The street where the Charlie Hebdo office attack took place now has a memorial plaque for the 11 people who died there as well as artwork on the outside walls commemorating them.

The police officer who was shot dead as he lay injured was named as Ahmed Merabet. He was hailed a hero for his part in attempting to take on the gunmen and a plaque now marks the spot where his life was cut short so publicly and tragically.

With the attacks on Charlie Hebdo a bad start to the year, it was celebrations on 13th November when news came through that the notorious ISIS terrorist known as Jihadi John had been killed in an air strike in Syria. He had shot to notoriety when he appeared in videos where he would behead his victims on camera in the name of ISIS.

But this news was overshadowed by what would happen just hours later. That same night Paris suffered one of the worst terrorist attacks to ever hit the western world. A series of gun attacks and suicide bombings struck first at the Stade de France during a friendly football match between France and Germany, attended by President Francoise Hollande. Three bombers and one civilian were killed.

Over the next four hours terrorists continued their murderous rampage at the Cafe Bonne Bierre...
(A memorial plaque over the road from the cafe with a flower bed, left)
La Belle Equipe......


(Another over-the-road plaque, this on the wall of a church left)




Comptoire Voltaire.....


(This plaque has it's own pole....never seen one like this before)


Le Carillion and Le Petit Cambodge......



(Opposite the junction where the two venues cross is a plaque overlooking both)




Finally in the worst of all the attacks that night, they opened fire inside the music venue Bataclan. 

It was here that there was due to be a night of entertainment by the rock band Eagles of Death Metal, as their music boomed out of every speaker the noise was soon overtaken by the sound of gunfire.

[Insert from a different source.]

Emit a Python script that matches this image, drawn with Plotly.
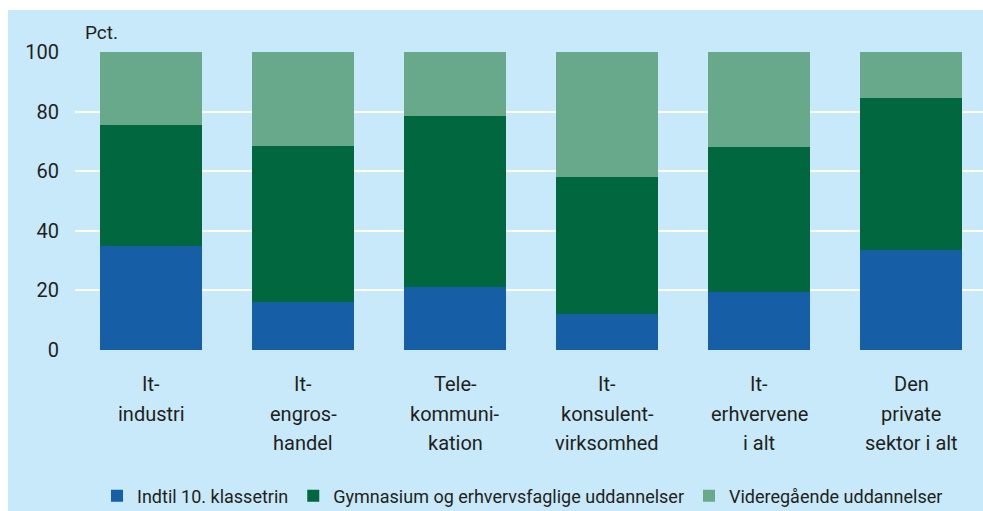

The resulting siege and bloodbath saw 90 people killed in this one venue alone. 
By around 1am on the morning of 14th November the attacks were over and the cost of the attack was staggering - 130 people were dead. 
At the entrance to the Bataclan today is the smallest of the memorial plaques considering this was the largest of the six attacks.

It soon becomes apparent why this is.....

Directly opposite the venue is a park area where a memorial lists all those killed in the Bataclan attack.
Memorials today are dotted around the city, I managed to visit five of these, the stadium being too far away to visit in my limited time. I am hoping to pay my respects there another day when I return. 

In the coming days and weeks that followed the attacks the Place de la Republique became a central place of mourning. Flowers piled up and messages of grief and solidarity were spread in the tributes that appeared out of nowhere.

It seemed only fitting that once the tributes had been removed a more permanent memorial to the attacks would be placed there in the form of a stone slab (Below).

So ended my tour of the memorials of the French capital. It was both emotional and fascinating to see how the victims of these acts of terror are remembered. The people of Paris have suffered gun massacres, suicide bombings, train crashes, fires and even the death of a Princess. It is inevitable that events like this will happen again in this remarkably strong and resilient city, but the way the people of Paris commemorate it will always have the city set high up there with their people as a place of solidarity and remembrance.

I hope to return to Paris to continue my research and dig deeper into those tragedies which are not yet remembered. Until then we continue to pay our respects to the people who died in the city so that others may live.